Speaker’s Corner: Small lots can make a big difference in NYC’s housing crisis

Walk through neighborhoods across New York City and you’ll find them: narrow, barren, underutilized lots interrupting otherwise complete blocks. Sometimes it’s a patch of cracked pavement used for parking. Sometimes it’s fenced off, collecting trash or attracting rodents. Sometimes it’s occupied by a building that uses only a fraction of what the site could hold. 
 
If you think of a New York City block like a set of teeth, these lots stand out like a missing one. They break the rhythm of the streetscape and leave a visible gap in an otherwise vibrant block. 
 
For years, we’ve accepted these gaps as just another part of the urban landscape. But in a city facing a severe housing shortage, we can’t afford to overlook them any longer. 
 
Because these small lots have big potential. They are hidden-in-plain-sight opportunities to create housing, strengthen neighborhoods, and bring new life to blocks that have been left behind. 
 
Right now, New York City is in the grip of a generational housing crisis. Our vacancy rate sits at just 1.4%, the lowest in more than five decades. Rents remain at record highs. And too many New Yorkers are struggling to find a home they can afford in the city they love. 
 
For decades, New York City has just not built enough housing to keep pace with demand. Our population has grown, our economy has expanded, and more people want to live here but the number of available homes hasn’t kept up.  
 
That has real consequences. It means families and working people are being forced to choose between paying for groceries and paying their rents. It makes it harder for businesses to attract and retain a workforce. And it puts strain on the vibrancy and stability of our neighborhoods. 

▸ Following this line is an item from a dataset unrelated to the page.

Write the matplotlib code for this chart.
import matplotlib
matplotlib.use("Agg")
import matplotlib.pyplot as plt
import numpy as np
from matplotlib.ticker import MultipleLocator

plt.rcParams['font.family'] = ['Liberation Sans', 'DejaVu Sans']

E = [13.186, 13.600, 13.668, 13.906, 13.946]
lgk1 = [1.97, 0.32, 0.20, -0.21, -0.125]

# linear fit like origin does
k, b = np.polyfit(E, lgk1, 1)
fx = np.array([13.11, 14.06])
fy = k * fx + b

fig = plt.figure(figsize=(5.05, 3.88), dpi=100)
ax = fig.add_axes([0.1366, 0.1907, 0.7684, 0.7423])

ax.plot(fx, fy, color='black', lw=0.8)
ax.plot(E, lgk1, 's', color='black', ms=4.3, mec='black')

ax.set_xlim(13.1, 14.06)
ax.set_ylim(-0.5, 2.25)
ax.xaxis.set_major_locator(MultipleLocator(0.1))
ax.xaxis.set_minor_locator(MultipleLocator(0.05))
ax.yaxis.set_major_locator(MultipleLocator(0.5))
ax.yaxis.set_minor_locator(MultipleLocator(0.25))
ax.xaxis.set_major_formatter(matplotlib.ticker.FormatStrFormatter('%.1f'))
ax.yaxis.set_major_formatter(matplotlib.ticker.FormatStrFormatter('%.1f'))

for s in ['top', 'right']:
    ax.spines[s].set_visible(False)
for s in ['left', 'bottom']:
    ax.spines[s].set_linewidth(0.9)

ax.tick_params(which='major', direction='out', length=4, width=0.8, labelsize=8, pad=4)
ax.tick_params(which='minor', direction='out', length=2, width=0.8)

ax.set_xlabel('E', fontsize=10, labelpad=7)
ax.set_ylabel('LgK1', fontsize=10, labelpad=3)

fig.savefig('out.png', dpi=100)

We need to build more housing. And we need to be smarter about how we do it. 
 
That’s why the New York City Council has put forward a proposal to unlock the potential of small lots across the five boroughs. Today, outdated building rules often make it financially or physically infeasible to build housing on these narrow sites—even when zoning already allows it. 
 
Our proposal is straightforward: reform outdated red tape through a legislative process while maintaining strong safety standards, making it possible to build modest, mid-rise housing on these lots. 
 
The Council conducted a detailed, block-by-block analysis of thousands of lots across every borough and identified 2,850 small lots that could be suitable for new housing. With our proposed reforms, these lots could unlock up to 35,000 new homes—including thousands of affordable units—without the need for lengthy and costly rezonings. 
 
That’s not a silver bullet. But it is a meaningful step. Expanding housing supply at this scale can help ease pressure on rents and create more options for New Yorkers at a range of income levels. 
 
This approach is also about fairness and flexibility. Small-lot development can open the door for a wider range of builders, including nonprofits and community-based organizations, to create housing in neighborhoods where large-scale projects aren’t feasible. It can transform neglected sites into productive uses and help strengthen communities across the city. 
 
These lots also contribute to unnecessary blight and quality-of-life concerns. By bringing them back into productive use, we can improve neighborhood conditions, enhance the streetscape, and eliminate spaces that too often attract trash, illegal activity, or neglect. 
 
And we can do all of this while creating good-paying jobs and supporting our local economy. 
 
Of course, any lasting solution to our housing crisis requires collaboration. That’s why the Council has also convened a new Advisory Group on Housing Affordability, bringing together experts, labor leaders, advocates, and community stakeholders to help shape and refine these ideas. 
 
This is what a proactive housing agenda looks like: identifying real opportunities, bringing people to the table, and advancing solutions that can actually be built. 
 
New York has always been a city that reinvents itself—block by block, neighborhood by neighborhood. By rethinking how we use the space we already have, we can take a meaningful step toward building a city that remains vibrant, livable, and within reach for the people who make it what it is. 
 
Julie Menin is the Speaker of the New York City Council.